Turner cut her teeth performing at clubs in East St. Louis before rocketing into stardom. She is among a host of famous and notable people who attended Sumner High, which in recent years escaped closure and announced plans to apply for National Landmark status.
Here are some of the most notable alumni of Sumner High School.
Turner was born in Tennessee and moved to St. Louis at age 16, graduating from Sumner High School in 1958. She was listed as "entertainer" Ann Bullock in a Sumner yearbook photo from 1958.
She was inducted into the St. Louis Walk of Fame on the Delmar Loop in 1991.
Known as the "Father of Rock and Roll," the Sumner High alumnus is hailed as a genre-defining guitarist and singer-songwriter. Berry was among the first group of inductees to the Rock and Roll Hall of Fame and is also a member of the Songwriters Hall of Fame.
He has a star as well as a statue on the St.
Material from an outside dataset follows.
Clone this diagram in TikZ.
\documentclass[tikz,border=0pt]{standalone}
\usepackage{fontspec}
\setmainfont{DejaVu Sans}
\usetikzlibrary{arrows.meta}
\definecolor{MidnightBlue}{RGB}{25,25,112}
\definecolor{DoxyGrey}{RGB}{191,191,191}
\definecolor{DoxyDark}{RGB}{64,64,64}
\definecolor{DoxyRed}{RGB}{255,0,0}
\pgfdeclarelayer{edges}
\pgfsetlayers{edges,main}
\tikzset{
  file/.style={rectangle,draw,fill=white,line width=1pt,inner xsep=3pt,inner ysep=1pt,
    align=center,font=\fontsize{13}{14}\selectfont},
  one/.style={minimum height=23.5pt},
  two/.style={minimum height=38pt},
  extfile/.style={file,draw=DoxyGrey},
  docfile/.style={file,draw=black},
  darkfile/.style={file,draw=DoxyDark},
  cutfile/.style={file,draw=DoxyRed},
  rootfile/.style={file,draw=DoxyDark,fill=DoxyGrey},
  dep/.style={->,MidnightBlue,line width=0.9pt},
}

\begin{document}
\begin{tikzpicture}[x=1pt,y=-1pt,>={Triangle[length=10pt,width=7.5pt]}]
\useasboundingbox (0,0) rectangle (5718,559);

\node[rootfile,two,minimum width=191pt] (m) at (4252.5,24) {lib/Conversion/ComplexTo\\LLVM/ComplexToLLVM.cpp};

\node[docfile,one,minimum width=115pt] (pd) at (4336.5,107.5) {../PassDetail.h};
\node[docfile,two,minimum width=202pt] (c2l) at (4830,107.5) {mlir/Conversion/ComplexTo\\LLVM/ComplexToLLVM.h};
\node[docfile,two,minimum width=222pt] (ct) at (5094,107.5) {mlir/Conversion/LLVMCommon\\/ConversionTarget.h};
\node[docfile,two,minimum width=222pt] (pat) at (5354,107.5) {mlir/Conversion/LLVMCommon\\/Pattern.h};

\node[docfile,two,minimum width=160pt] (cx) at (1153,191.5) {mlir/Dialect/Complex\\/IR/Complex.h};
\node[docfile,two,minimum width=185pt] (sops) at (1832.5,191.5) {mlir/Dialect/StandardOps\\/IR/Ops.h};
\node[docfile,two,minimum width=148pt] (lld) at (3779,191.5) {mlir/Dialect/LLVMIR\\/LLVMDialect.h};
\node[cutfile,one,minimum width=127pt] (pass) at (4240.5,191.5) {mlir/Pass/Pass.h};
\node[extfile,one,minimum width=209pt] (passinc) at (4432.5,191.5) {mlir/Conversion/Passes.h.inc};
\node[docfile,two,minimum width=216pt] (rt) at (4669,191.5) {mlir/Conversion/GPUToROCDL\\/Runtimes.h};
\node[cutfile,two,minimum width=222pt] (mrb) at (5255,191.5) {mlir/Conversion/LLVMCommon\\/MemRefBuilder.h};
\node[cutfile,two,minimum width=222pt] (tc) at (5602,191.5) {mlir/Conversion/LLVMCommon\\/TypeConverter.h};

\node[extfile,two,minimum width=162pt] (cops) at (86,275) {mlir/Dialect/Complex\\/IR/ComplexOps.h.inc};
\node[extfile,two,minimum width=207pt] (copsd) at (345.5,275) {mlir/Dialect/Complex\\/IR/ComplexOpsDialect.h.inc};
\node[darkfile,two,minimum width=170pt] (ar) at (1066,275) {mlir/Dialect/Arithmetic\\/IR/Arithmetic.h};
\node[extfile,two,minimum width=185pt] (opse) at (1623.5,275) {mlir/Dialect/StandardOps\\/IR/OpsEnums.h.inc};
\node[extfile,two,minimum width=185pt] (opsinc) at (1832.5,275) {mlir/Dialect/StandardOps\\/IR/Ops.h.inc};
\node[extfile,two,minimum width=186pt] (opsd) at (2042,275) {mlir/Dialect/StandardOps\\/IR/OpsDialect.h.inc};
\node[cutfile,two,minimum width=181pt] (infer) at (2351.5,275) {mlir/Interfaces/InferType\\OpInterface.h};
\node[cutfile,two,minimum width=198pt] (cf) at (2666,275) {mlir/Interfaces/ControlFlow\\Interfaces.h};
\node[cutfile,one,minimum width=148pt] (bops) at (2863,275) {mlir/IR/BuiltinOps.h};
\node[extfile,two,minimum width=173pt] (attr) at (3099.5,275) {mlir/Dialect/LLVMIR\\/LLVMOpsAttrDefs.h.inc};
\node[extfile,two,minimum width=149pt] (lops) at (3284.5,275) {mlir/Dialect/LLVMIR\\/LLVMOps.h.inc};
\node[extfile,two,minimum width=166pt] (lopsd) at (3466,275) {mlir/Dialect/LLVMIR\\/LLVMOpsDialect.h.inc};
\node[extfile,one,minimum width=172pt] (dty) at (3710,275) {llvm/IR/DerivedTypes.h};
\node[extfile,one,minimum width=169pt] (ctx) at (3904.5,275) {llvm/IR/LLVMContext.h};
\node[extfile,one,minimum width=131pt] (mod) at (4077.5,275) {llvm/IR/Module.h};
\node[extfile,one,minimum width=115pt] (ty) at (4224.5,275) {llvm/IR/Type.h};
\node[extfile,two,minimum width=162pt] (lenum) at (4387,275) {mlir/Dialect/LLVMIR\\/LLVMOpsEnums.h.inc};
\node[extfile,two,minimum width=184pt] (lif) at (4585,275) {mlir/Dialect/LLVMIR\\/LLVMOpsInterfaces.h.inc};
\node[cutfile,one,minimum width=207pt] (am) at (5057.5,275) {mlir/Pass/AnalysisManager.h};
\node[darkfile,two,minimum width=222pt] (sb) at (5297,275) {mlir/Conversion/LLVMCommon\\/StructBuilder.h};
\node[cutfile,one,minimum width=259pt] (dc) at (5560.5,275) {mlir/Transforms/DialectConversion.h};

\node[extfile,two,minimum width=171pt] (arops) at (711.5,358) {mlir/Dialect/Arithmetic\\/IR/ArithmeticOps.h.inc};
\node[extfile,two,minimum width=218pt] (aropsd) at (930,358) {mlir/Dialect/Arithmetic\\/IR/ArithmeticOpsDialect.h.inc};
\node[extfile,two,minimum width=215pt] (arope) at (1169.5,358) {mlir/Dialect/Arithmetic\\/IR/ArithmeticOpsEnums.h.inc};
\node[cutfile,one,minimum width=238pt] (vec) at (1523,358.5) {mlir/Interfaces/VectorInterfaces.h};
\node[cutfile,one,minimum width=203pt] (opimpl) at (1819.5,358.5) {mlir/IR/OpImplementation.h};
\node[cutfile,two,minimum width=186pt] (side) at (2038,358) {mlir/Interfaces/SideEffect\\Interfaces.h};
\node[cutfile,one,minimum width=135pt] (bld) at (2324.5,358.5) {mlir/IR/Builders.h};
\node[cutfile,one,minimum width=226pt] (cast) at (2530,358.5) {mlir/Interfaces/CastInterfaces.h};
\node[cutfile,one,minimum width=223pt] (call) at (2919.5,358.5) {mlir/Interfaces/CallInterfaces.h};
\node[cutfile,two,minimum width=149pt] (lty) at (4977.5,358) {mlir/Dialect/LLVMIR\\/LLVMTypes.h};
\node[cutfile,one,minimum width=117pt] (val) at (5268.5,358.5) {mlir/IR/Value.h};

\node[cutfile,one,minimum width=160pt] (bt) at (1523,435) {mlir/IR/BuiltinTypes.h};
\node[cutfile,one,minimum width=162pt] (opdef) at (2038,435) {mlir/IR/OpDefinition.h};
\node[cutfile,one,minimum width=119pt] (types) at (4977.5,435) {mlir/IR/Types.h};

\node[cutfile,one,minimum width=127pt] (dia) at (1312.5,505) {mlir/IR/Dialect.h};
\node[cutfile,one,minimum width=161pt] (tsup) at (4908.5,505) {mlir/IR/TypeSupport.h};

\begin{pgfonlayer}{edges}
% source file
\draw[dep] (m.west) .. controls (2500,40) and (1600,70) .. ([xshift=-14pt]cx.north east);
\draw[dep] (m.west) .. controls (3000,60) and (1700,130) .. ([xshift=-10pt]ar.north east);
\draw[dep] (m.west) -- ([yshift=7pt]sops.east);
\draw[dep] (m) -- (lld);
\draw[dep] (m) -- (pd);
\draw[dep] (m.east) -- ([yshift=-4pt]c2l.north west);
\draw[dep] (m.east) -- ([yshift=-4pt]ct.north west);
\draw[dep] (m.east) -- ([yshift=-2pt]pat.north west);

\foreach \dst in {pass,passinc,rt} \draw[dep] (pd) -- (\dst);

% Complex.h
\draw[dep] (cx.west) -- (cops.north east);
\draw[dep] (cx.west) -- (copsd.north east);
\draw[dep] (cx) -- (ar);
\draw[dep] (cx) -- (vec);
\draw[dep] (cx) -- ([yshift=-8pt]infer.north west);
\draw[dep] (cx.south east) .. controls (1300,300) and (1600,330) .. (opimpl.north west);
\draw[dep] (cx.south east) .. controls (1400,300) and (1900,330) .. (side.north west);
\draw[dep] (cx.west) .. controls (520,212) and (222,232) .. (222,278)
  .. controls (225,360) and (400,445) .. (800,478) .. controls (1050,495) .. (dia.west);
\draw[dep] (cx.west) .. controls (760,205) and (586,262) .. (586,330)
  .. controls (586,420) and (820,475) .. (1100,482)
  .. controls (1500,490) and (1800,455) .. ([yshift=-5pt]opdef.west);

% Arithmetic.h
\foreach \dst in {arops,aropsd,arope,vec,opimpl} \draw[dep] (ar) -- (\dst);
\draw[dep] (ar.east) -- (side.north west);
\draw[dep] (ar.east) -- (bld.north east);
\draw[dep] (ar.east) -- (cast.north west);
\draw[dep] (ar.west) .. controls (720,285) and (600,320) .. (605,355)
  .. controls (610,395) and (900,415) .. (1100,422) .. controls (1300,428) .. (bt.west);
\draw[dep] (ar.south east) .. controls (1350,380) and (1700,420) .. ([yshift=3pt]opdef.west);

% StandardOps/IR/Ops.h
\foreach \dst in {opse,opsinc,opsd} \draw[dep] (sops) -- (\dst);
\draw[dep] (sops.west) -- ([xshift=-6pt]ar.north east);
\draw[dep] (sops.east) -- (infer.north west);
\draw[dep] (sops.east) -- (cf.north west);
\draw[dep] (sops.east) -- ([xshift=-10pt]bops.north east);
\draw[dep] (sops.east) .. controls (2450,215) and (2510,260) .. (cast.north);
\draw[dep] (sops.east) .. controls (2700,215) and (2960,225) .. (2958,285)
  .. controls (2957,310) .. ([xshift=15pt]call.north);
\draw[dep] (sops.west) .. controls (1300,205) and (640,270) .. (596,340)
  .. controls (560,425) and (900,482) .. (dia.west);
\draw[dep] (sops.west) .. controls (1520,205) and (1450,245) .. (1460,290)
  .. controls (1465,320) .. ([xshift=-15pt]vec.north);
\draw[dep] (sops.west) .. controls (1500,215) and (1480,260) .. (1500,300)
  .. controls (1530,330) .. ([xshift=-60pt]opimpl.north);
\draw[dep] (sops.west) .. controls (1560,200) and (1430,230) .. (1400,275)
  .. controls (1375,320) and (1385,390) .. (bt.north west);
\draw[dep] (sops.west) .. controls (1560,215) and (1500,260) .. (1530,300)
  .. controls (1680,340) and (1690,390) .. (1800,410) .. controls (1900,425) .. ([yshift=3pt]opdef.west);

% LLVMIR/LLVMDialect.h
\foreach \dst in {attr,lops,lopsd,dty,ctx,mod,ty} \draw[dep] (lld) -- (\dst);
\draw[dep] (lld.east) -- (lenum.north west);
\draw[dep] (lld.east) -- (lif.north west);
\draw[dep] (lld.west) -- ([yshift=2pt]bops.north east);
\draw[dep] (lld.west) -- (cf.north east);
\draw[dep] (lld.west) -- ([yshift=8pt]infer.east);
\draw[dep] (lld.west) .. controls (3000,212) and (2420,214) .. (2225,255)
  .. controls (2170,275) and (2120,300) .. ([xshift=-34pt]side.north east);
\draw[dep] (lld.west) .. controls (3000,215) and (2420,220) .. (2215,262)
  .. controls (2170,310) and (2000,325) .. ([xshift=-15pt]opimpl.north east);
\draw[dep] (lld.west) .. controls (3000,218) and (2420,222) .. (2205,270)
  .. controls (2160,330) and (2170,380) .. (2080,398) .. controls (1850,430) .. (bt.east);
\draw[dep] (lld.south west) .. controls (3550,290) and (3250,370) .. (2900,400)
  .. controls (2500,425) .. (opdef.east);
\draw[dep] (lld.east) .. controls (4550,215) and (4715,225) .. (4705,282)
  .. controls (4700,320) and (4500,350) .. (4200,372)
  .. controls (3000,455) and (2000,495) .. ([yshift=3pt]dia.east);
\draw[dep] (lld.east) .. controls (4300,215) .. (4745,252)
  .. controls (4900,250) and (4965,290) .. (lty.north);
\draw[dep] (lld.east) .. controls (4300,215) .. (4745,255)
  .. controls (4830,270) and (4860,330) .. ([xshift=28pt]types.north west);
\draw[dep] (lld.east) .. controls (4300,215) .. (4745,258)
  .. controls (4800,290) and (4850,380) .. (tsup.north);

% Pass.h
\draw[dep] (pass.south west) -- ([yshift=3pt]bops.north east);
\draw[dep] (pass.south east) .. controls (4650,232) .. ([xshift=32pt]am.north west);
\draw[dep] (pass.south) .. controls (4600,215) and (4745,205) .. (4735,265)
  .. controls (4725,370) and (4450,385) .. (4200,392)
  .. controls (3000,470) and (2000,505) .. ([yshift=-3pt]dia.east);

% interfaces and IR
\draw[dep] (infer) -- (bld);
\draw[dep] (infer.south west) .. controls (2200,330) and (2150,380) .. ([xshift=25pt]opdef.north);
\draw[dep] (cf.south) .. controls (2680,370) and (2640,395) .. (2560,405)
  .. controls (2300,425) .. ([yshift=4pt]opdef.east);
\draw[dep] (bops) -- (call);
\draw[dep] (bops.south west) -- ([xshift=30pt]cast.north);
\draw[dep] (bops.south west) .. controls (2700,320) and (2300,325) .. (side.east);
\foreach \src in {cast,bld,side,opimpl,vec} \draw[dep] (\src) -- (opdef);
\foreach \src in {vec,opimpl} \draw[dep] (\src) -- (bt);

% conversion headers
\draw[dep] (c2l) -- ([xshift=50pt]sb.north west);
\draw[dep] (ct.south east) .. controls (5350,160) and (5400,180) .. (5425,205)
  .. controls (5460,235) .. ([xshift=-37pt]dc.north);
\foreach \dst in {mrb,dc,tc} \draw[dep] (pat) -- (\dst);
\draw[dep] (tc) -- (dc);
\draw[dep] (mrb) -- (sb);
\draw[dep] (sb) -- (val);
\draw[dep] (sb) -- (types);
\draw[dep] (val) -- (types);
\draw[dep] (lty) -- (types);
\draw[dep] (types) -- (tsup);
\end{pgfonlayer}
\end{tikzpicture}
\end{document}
Louis Walk of Fame in the Delmar Loop.
Gregory, a famed comedian and civil rights activist, grew up on N. Taylor Avenue in St. Louis. He attended Sumner High School, where he led a march against conditions in segregated schools and also set a state record in track, according to the St. Louis Walk of Fame. He was known for his humor and sharp wit which translated to his civil rights and anti-war activism. Gregory ran for president in 1968 and launched an effort in the 90s to fight crime in St. Louis neighborhoods.
Bumbry was an operatic singer who grew up on Goode Avenue in St. Louis. She sang at Sumner High School and went on to be considered one of the foremost mezzo-sopranos of her time, performing for presidents John F. Kennedy and Ronald Reagan and singing in concerts worldwide.
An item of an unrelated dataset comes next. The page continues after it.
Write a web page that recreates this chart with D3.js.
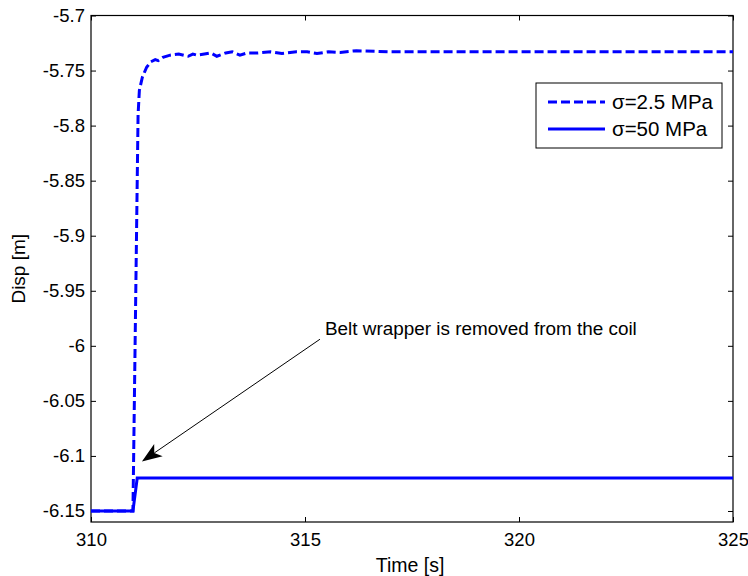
<!DOCTYPE html>
<html>
<head>
<meta charset="utf-8">
<script src="https://cdn.jsdelivr.net/npm/d3@7"></script>
<style>
    body { margin: 0; background: #fff; }
    svg text { font-family: "Liberation Sans", Arial, sans-serif; fill: #000; }
</style>
</head>
<body>
<svg id="chart" width="748" height="576"></svg>
<script>
// series: sigma = 2.5 MPa (dashed)
const timeLow = [310, 310.98, 311.1, 311.13, 311.2, 311.3, 311.4, 311.5, 311.57, 311.68, 311.85,
    312.05, 312.27, 312.38, 312.48, 312.65, 312.8, 312.94, 313.15, 313.3, 313.48, 313.65, 313.9,
    314.2, 314.46, 314.8, 315.05, 315.28, 315.55, 315.82, 316.2, 317, 325];
const dispLow = [-6.15, -6.15, -5.79, -5.768, -5.756, -5.747, -5.742, -5.740, -5.741, -5.738, -5.736,
    -5.735, -5.737, -5.735, -5.736, -5.735, -5.734, -5.737, -5.734, -5.733, -5.736, -5.734, -5.734,
    -5.733, -5.7345, -5.733, -5.733, -5.7345, -5.733, -5.7335, -5.732, -5.733, -5.733];

// series: sigma = 50 MPa (solid)
const timeHigh = [310, 310.98, 311.08, 325];
const dispHigh = [-6.15, -6.15, -6.12, -6.12];

const xTicks = [310, 315, 320, 325];
const yTicks = [-6.15, -6.1, -6.05, -6, -5.95, -5.9, -5.85, -5.8, -5.75, -5.7];
const yTickLabels = ["-6.15", "-6.1", "-6.05", "-6", "-5.95", "-5.9", "-5.85", "-5.8", "-5.75", "-5.7"];
const legendLabels = ["\u03c3=2.5 MPa", "\u03c3=50 MPa"];

const annotation = { text: "Belt wrapper is removed from the coil", tipT: 311.19, tipD: -6.105, fromT: 315.35, fromD: -5.994 };

const svg = d3.select("#chart");
const plotL = 91, plotR = 733, plotT = 15.5, plotB = 522;

const x = d3.scaleLinear().domain([310, 325]).range([plotL, plotR]);
const y = d3.scaleLinear().domain([-6.16, -5.7]).range([plotB, plotT]);

const blue = "#0000ff";

// axes (ticks inside, MATLAB box style)
const gx = svg.append("g")
    .attr("transform", "translate(0," + plotB + ")")
    .call(d3.axisBottom(x).tickValues(xTicks).tickSize(-5).tickPadding(11).tickFormat(d3.format("d")));
const gxTop = svg.append("g")
    .attr("transform", "translate(0," + plotT + ")")
    .call(d3.axisTop(x).tickValues(xTicks).tickSize(-5).tickFormat(""));
const gy = svg.append("g")
    .attr("transform", "translate(" + plotL + ",0)")
    .call(d3.axisLeft(y).tickValues(yTicks).tickSize(-5).tickPadding(6)
        .tickFormat((d, i) => yTickLabels[i]));
const gyRight = svg.append("g")
    .attr("transform", "translate(" + plotR + ",0)")
    .call(d3.axisRight(y).tickValues(yTicks).tickSize(-5).tickFormat(""));

[gx, gxTop, gy, gyRight].forEach(g => {
    g.select(".domain").remove();
    g.selectAll("line").attr("stroke", "#000");
    g.selectAll("text").attr("font-size", 18.5).attr("font-family", "Liberation Sans, Arial, sans-serif").attr("fill", "#000");
});

svg.append("rect")
    .attr("x", plotL).attr("y", plotT)
    .attr("width", plotR - plotL).attr("height", plotB - plotT)
    .attr("fill", "none").attr("stroke", "#000").attr("stroke-width", 1.2);

// lines
const line = d3.line().x(d => x(d[0])).y(d => y(d[1]));

svg.append("path")
    .datum(d3.zip(timeHigh, dispHigh))
    .attr("d", line)
    .attr("fill", "none").attr("stroke", blue).attr("stroke-width", 3);

svg.append("path")
    .datum(d3.zip(timeLow, dispLow))
    .attr("d", line)
    .attr("fill", "none").attr("stroke", blue).attr("stroke-width", 3)
    .attr("stroke-dasharray", "9,4");

// axis labels
svg.append("text")
    .attr("x", 410).attr("y", 572)
    .attr("text-anchor", "middle").attr("font-size", 19.5)
    .text("Time [s]");

svg.append("text")
    .attr("transform", "translate(25," + (plotT + plotB) / 2 + ") rotate(-90)")
    .attr("text-anchor", "middle").attr("font-size", 19)
    .text("Disp [m]");

// legend
const legend = svg.append("g");
legend.append("rect")
    .attr("x", 536).attr("y", 83).attr("width", 186).attr("height", 65)
    .attr("fill", "#fff").attr("stroke", "#000").attr("stroke-width", 1);
legendLabels.forEach((label, i) => {
    const ly = 102 + i * 27;
    legend.append("line")
        .attr("x1", 548).attr("x2", 605).attr("y1", ly).attr("y2", ly)
        .attr("stroke", blue).attr("stroke-width", 3)
        .attr("stroke-dasharray", i === 0 ? "9,4" : null);
    legend.append("text")
        .attr("x", 612).attr("y", ly).attr("dy", "0.36em")
        .attr("font-size", 20.5)
        .text(label);
});

// annotation arrow
const tx = x(annotation.tipT), ty = y(annotation.tipD);
const fx = x(annotation.fromT), fy = y(annotation.fromD);
const len = Math.hypot(fx - tx, fy - ty);
const ux = (fx - tx) / len, uy = (fy - ty) / len;
const nx = -uy, ny = ux;
const headL = 20, headW = 7.5, notch = 15;

svg.append("line")
    .attr("x1", fx).attr("y1", fy)
    .attr("x2", tx + ux * notch).attr("y2", ty + uy * notch)
    .attr("stroke", "#000").attr("stroke-width", 1);

svg.append("path")
    .attr("d", d3.line()([
        [tx, ty],
        [tx + ux * headL + nx * headW, ty + uy * headL + ny * headW],
        [tx + ux * notch, ty + uy * notch],
        [tx + ux * headL - nx * headW, ty + uy * headL - ny * headW]
    ]) + "Z")
    .attr("fill", "#000");

svg.append("text")
    .attr("x", fx + 5).attr("y", 335)
    .attr("font-size", 18.9)
    .text(annotation.text);
</script>
</body>
</html>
Bumbry was presented with a key to the city in 2009 by then-St. Louis Mayor Francis Slay.
Guillaume is known as the voice of Rafiki in Disney’s 1994 film “The Lion King” as well as for his role as Benson Dubois in the TV series “Soap” and the spinoff “Benson.” He grew up in downtown St. Louis, attending Sumner High School and later studying voice and musical theory at Washington University.
McFerrin was an operatic baritone singer. He moved to St. Louis in 1936 and began classical voice training at Sumner High, according to the St. Louis Walk of Fame. He would later become the first African-American man to sing at the Metropolitan Opera in New York City. He is the father of famous Grammy-winning jazz singer Bobby McFerrin.